INSTRUCTIONS TO FOLLOW - Please write out the lines of the data exactly, beginning with the first and ending with the line containing "3.0, 0.8, -0.5, -0.8, -0.4, 0.05]"; leave the pictures behind.

────────────────────

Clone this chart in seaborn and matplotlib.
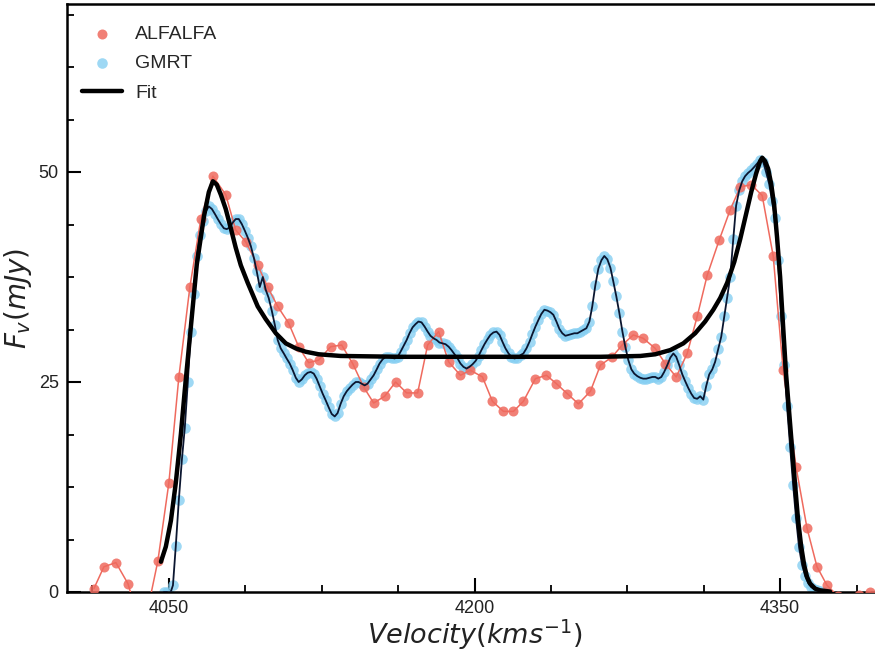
import pandas as pd
import seaborn as sns
import matplotlib.pyplot as plt
from matplotlib.ticker import MultipleLocator

# ALFALFA spectrum (km/s, mJy)
alfalfa_vel = [4013.2, 4018.1, 4024.0, 4029.9, 4034.8, 4039.7, 4044.6,
               4050.0, 4054.9, 4060.3, 4065.7, 4071.6, 4077.9, 4082.8, 4087.7, 4093.6, 4098.5,
               4103.4, 4108.8, 4113.7, 4118.6, 4123.5, 4129.4, 4134.8, 4140.2, 4145.6, 4150.5,
               4155.9, 4161.3, 4166.7, 4172.1, 4177.0, 4182.4, 4187.3, 4193.1, 4198.0, 4203.9,
               4208.8, 4214.2, 4219.1, 4224.0, 4229.9, 4235.3, 4240.2, 4245.6, 4251.0, 4256.9,
               4261.8, 4267.6, 4272.5, 4277.9, 4282.8, 4288.7, 4293.6, 4299.0, 4304.4, 4309.3,
               4314.2, 4320.1, 4325.5, 4330.4, 4335.8, 4341.2, 4346.6, 4351.5, 4357.8, 4363.2,
               4368.1, 4373.0, 4378.4, 4383.3, 4388.7, 4394.1]
alfalfa_flux = [0.4, 3.0, 3.5, 1.0, -3.0, -2.0, 3.7,
                13.0, 25.6, 36.3, 44.4, 49.5, 47.3, 43.1, 41.7, 38.9, 36.3,
                34.0, 32.0, 29.2, 27.3, 27.6, 29.2, 29.4, 27.2, 24.4, 22.5,
                23.3, 25.0, 23.7, 23.7, 29.4, 31.0, 27.4, 25.8, 26.4, 25.6,
                22.7, 21.5, 21.5, 22.7, 25.4, 25.8, 24.8, 23.6, 22.4, 23.9,
                27.0, 28.0, 29.4, 30.6, 30.2, 29.0, 27.2, 25.6, 28.4, 32.8,
                37.7, 41.9, 45.5, 48.2, 48.5, 47.2, 40.0, 26.4, 14.9, 7.6,
                3.0, 0.8, -0.5, -0.8, -0.4, 0.05]

# GMRT spectrum (km/s, mJy)
gmrt_vel = [4047.6, 4049.0, 4050.5, 4052.0, 4053.4, 4054.9, 4056.4, 4057.8, 4059.3, 4060.8,
            4062.3, 4063.7, 4065.2, 4066.7, 4068.1, 4069.6, 4071.1, 4072.6, 4074.0, 4075.5,
            4077.0, 4078.4, 4079.9, 4081.4, 4082.8, 4084.3, 4085.8, 4087.3, 4088.7, 4090.2,
            4091.7, 4093.1, 4094.6, 4096.1, 4097.5, 4099.0, 4100.5, 4102.0, 4103.4, 4104.9,
            4106.4, 4107.8, 4109.3, 4110.8, 4112.3, 4113.7, 4115.2, 4116.7, 4118.1, 4119.6,
            4121.1, 4122.5, 4124.0, 4125.5, 4127.0, 4128.4, 4129.9, 4131.4, 4132.8, 4134.3,
            4135.8, 4137.3, 4138.7, 4140.2, 4141.7, 4143.1, 4144.6, 4146.1, 4147.5, 4149.0,
            4150.5, 4152.0, 4153.4, 4154.9, 4156.4, 4157.8, 4159.3, 4160.8, 4162.3, 4163.7,
            4165.2, 4166.7, 4168.1, 4169.6, 4171.1, 4172.5, 4174.0, 4175.5, 4177.0, 4178.4,
            4179.9, 4181.4, 4182.8, 4184.3, 4185.8, 4187.3, 4188.7, 4190.2, 4191.7, 4193.1,
            4194.6, 4196.1, 4197.5, 4199.0, 4200.5, 4202.0, 4203.4, 4204.9, 4206.4, 4207.8,
            4209.3, 4210.8, 4212.3, 4213.7, 4215.2, 4216.7, 4218.1, 4219.6, 4221.1, 4222.6,
            4224.0, 4225.5, 4227.0, 4228.4, 4229.9, 4231.4, 4232.8, 4234.3, 4235.8, 4237.3,
            4238.7, 4240.2, 4241.7, 4243.1, 4244.6, 4246.1, 4247.5, 4249.0, 4250.5, 4252.0,
            4253.4, 4254.9, 4256.4, 4257.8, 4259.3, 4260.8, 4262.3, 4263.7, 4265.2, 4266.7,
            4268.1, 4269.6, 4271.1, 4272.6, 4274.0, 4275.5, 4277.0, 4278.4, 4279.9, 4281.4,
            4282.8, 4284.3, 4285.8, 4287.3, 4288.7, 4290.2, 4291.7, 4293.1, 4294.6, 4296.1,
            4297.6, 4299.0, 4300.5, 4302.0, 4303.4, 4304.9, 4306.4, 4307.8, 4309.3, 4310.8,
            4312.3, 4313.7, 4315.2, 4316.7, 4318.1, 4319.6, 4321.1, 4322.6, 4324.0, 4325.5,
            4327.0, 4328.4, 4329.9, 4331.4, 4332.8, 4334.3, 4335.8, 4337.3, 4338.7, 4340.2,
            4341.7, 4343.1, 4344.6, 4346.1, 4347.5, 4349.0, 4350.5, 4352.0, 4353.4, 4354.9,
            4356.4, 4357.8, 4359.3, 4360.8, 4362.3, 4363.7, 4365.2, 4366.7, 4368.1, 4369.6,
            4371.1, 4372.5]
gmrt_flux = [0.0, 0.0, -0.3, 0.8, 5.5, 11.0, 15.8, 19.5, 25.0, 31.0,
             35.5, 40.0, 42.5, 44.2, 45.3, 45.9, 45.6, 45.0, 44.4, 43.8,
             43.3, 43.2, 43.4, 44.0, 44.4, 44.4, 43.8, 43.0, 42.2, 41.2,
             39.8, 38.2, 36.3, 37.5, 36.0, 35.0, 33.5, 31.8, 30.0, 29.0,
             28.4, 27.8, 27.2, 26.4, 25.5, 25.0, 25.3, 25.8, 26.1, 26.2,
             26.0, 25.4, 24.5, 23.6, 22.8, 22.0, 21.2, 20.9, 21.3, 22.4,
             23.3, 23.9, 24.3, 24.7, 25.0, 25.0, 24.8, 24.6, 24.8, 25.3,
             25.8, 26.5, 27.2, 27.7, 28.0, 28.0, 27.9, 27.8, 28.0, 28.6,
             29.3, 30.0, 30.8, 31.5, 31.9, 32.2, 32.1, 31.6, 31.0, 30.5,
             30.2, 30.0, 29.7, 29.6, 29.5, 29.2, 28.8, 28.3, 27.8, 27.2,
             26.8, 26.6, 26.8, 27.1, 27.5, 28.1, 28.8, 29.5, 30.1, 30.6,
             30.9, 31.0, 30.6, 29.8, 29.0, 28.4, 28.0, 27.8, 27.9, 28.2,
             28.4, 29.0, 29.8, 30.7, 31.6, 32.4, 33.1, 33.6, 33.5, 33.3,
             33.0, 32.2, 31.3, 30.8, 30.5, 30.6, 30.7, 30.8, 30.8, 31.0,
             31.2, 31.4, 32.2, 34.0, 36.5, 38.5, 39.5, 40.0, 39.6, 38.6,
             37.0, 35.2, 33.2, 31.0, 29.2, 27.6, 26.5, 26.0, 25.7, 25.5,
             25.4, 25.4, 25.5, 25.6, 25.6, 25.4, 25.6, 26.2, 27.0, 27.9,
             28.4, 28.0, 27.0, 25.9, 25.1, 24.3, 23.6, 23.1, 23.0, 23.3,
             22.9, 24.5, 25.9, 26.5, 27.4, 28.9, 30.4, 32.8, 35.0, 37.5,
             42.0, 46.0, 47.8, 48.9, 49.5, 49.9, 50.2, 50.6, 51.0, 51.4,
             51.2, 50.0, 48.6, 46.5, 44.5, 39.5, 32.8, 27.0, 22.1, 17.3,
             12.7, 8.8, 5.3, 3.2, 1.9, 1.1, 0.6, 0.35, 0.2, 0.1,
             0.05, 0.0]

# model fit (km/s, mJy)
fit_vel = [4046.1, 4048.5, 4051.0, 4053.4, 4055.9, 4057.8, 4060.8, 4063.7, 4067.2, 4069.6,
           4071.6, 4073.5, 4075.5, 4077.9, 4080.4, 4082.8, 4085.3, 4088.7, 4093.6, 4097.5,
           4102.5, 4107.4, 4112.3, 4117.2, 4123.5, 4134.3, 4163.7, 4212.7, 4261.8, 4281.4,
           4288.7, 4296.1, 4302.5, 4308.3, 4313.2, 4317.2, 4320.6, 4324.0, 4327.5, 4330.4,
           4333.3, 4335.8, 4338.2, 4340.2, 4341.2, 4342.6, 4344.1, 4345.6, 4347.1, 4348.5,
           4350.0, 4351.5, 4352.9, 4354.4, 4355.9, 4357.4, 4358.8, 4360.3, 4361.8, 4363.2,
           4364.7, 4367.2, 4369.6, 4374.5]
fit_flux = [3.6, 5.4, 8.5, 13.0, 18.8, 24.0, 31.6, 39.0, 44.7, 47.6,
            48.9, 48.5, 47.3, 45.6, 43.3, 41.0, 38.9, 36.8, 34.0, 32.5,
            30.8, 29.6, 29.0, 28.6, 28.3, 28.1, 28.0, 28.0, 28.0, 28.1,
            28.3, 28.8, 29.6, 30.8, 32.2, 33.6, 35.0, 36.8, 39.3, 42.0,
            45.0, 47.6, 49.8, 51.3, 51.7, 51.3, 50.4, 48.6, 46.0, 42.2,
            37.5, 31.5, 26.0, 21.5, 17.0, 12.6, 8.6, 5.5, 3.2, 1.8,
            1.0, 0.4, 0.2, 0.05]

x_limits = (4000, 4400)
y_limits = (0, 70)

RED = '#ef6a5e'
BLUE = '#86cff2'

sns.set_style('white')
plt.rcParams['font.family'] = ['Liberation Sans', 'DejaVu Sans']
plt.rcParams['mathtext.fontset'] = 'dejavusans'

alfalfa = pd.DataFrame({'vel': alfalfa_vel, 'flux': alfalfa_flux})
gmrt = pd.DataFrame({'vel': gmrt_vel, 'flux': gmrt_flux})
fit = pd.DataFrame({'vel': fit_vel, 'flux': fit_flux})

fig = plt.figure(figsize=(8.75, 6.56), dpi=100)
ax = fig.add_axes([67 / 875, 64 / 656, 815 / 875, 588 / 656])

sns.scatterplot(data=gmrt, x='vel', y='flux', ax=ax, color=BLUE, s=58, linewidth=0,
                alpha=0.8, label='GMRT', zorder=2)
sns.lineplot(data=alfalfa, x='vel', y='flux', ax=ax, color=RED, lw=1.1, sort=False,
             estimator=None, zorder=3, legend=False)
sns.scatterplot(data=alfalfa, x='vel', y='flux', ax=ax, color=RED, s=52, linewidth=0,
                alpha=0.85, label='ALFALFA', zorder=3)
sns.lineplot(data=gmrt, x='vel', y='flux', ax=ax, color='#0b1630', lw=1.3, sort=False,
             estimator=None, zorder=4, legend=False)
sns.lineplot(data=fit, x='vel', y='flux', ax=ax, color='black', lw=3.2, sort=False,
             estimator=None, zorder=5, label='Fit')

ax.set_xlim(*x_limits)
ax.set_ylim(*y_limits)
ax.xaxis.set_major_locator(MultipleLocator(150))
ax.xaxis.set_minor_locator(MultipleLocator(37.5))
ax.yaxis.set_major_locator(MultipleLocator(25))
ax.yaxis.set_minor_locator(MultipleLocator(6.25))

ax.tick_params(which='both', direction='in', bottom=True, left=True, top=False, right=False,
               color='black')
ax.tick_params(which='major', length=10, width=1.5, labelsize=13, pad=6, labelcolor='#222222')
ax.tick_params(which='minor', length=5, width=1.3)

for side in ['left', 'bottom', 'top']:
    ax.spines[side].set_linewidth(1.8)
    ax.spines[side].set_color('black')
ax.spines['right'].set_visible(False)

ax.set_xlabel(r'$Velocity(kms^{-1})$', fontsize=19.5, labelpad=0, color='#222222')
ax.set_ylabel(r'$F_{v}(mJy)$', fontsize=20, labelpad=3, color='#222222')

handles, labels = ax.get_legend_handles_labels()
order = [labels.index(name) for name in ['ALFALFA', 'GMRT', 'Fit']]
ax.legend([handles[i] for i in order], [labels[i] for i in order], loc='upper left',
          bbox_to_anchor=(-0.008, 1.0), frameon=False, fontsize=14, handlelength=2.05,
          handletextpad=0.7, labelspacing=0.6, borderaxespad=0.7)

fig.savefig('out.png', dpi=100)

────────────────────

RESPONSE TO THIS TASK -
Clone this chart in seaborn and matplotlib.
import pandas as pd
import seaborn as sns
import matplotlib.pyplot as plt
from matplotlib.ticker import MultipleLocator

# ALFALFA spectrum (km/s, mJy)
alfalfa_vel = [4013.2, 4018.1, 4024.0, 4029.9, 4034.8, 4039.7, 4044.6,
               4050.0, 4054.9, 4060.3, 4065.7, 4071.6, 4077.9, 4082.8, 4087.7, 4093.6, 4098.5,
               4103.4, 4108.8, 4113.7, 4118.6, 4123.5, 4129.4, 4134.8, 4140.2, 4145.6, 4150.5,
               4155.9, 4161.3, 4166.7, 4172.1, 4177.0, 4182.4, 4187.3, 4193.1, 4198.0, 4203.9,
               4208.8, 4214.2, 4219.1, 4224.0, 4229.9, 4235.3, 4240.2, 4245.6, 4251.0, 4256.9,
               4261.8, 4267.6, 4272.5, 4277.9, 4282.8, 4288.7, 4293.6, 4299.0, 4304.4, 4309.3,
               4314.2, 4320.1, 4325.5, 4330.4, 4335.8, 4341.2, 4346.6, 4351.5, 4357.8, 4363.2,
               4368.1, 4373.0, 4378.4, 4383.3, 4388.7, 4394.1]
alfalfa_flux = [0.4, 3.0, 3.5, 1.0, -3.0, -2.0, 3.7,
                13.0, 25.6, 36.3, 44.4, 49.5, 47.3, 43.1, 41.7, 38.9, 36.3,
                34.0, 32.0, 29.2, 27.3, 27.6, 29.2, 29.4, 27.2, 24.4, 22.5,
                23.3, 25.0, 23.7, 23.7, 29.4, 31.0, 27.4, 25.8, 26.4, 25.6,
                22.7, 21.5, 21.5, 22.7, 25.4, 25.8, 24.8, 23.6, 22.4, 23.9,
                27.0, 28.0, 29.4, 30.6, 30.2, 29.0, 27.2, 25.6, 28.4, 32.8,
                37.7, 41.9, 45.5, 48.2, 48.5, 47.2, 40.0, 26.4, 14.9, 7.6,
                3.0, 0.8, -0.5, -0.8, -0.4, 0.05]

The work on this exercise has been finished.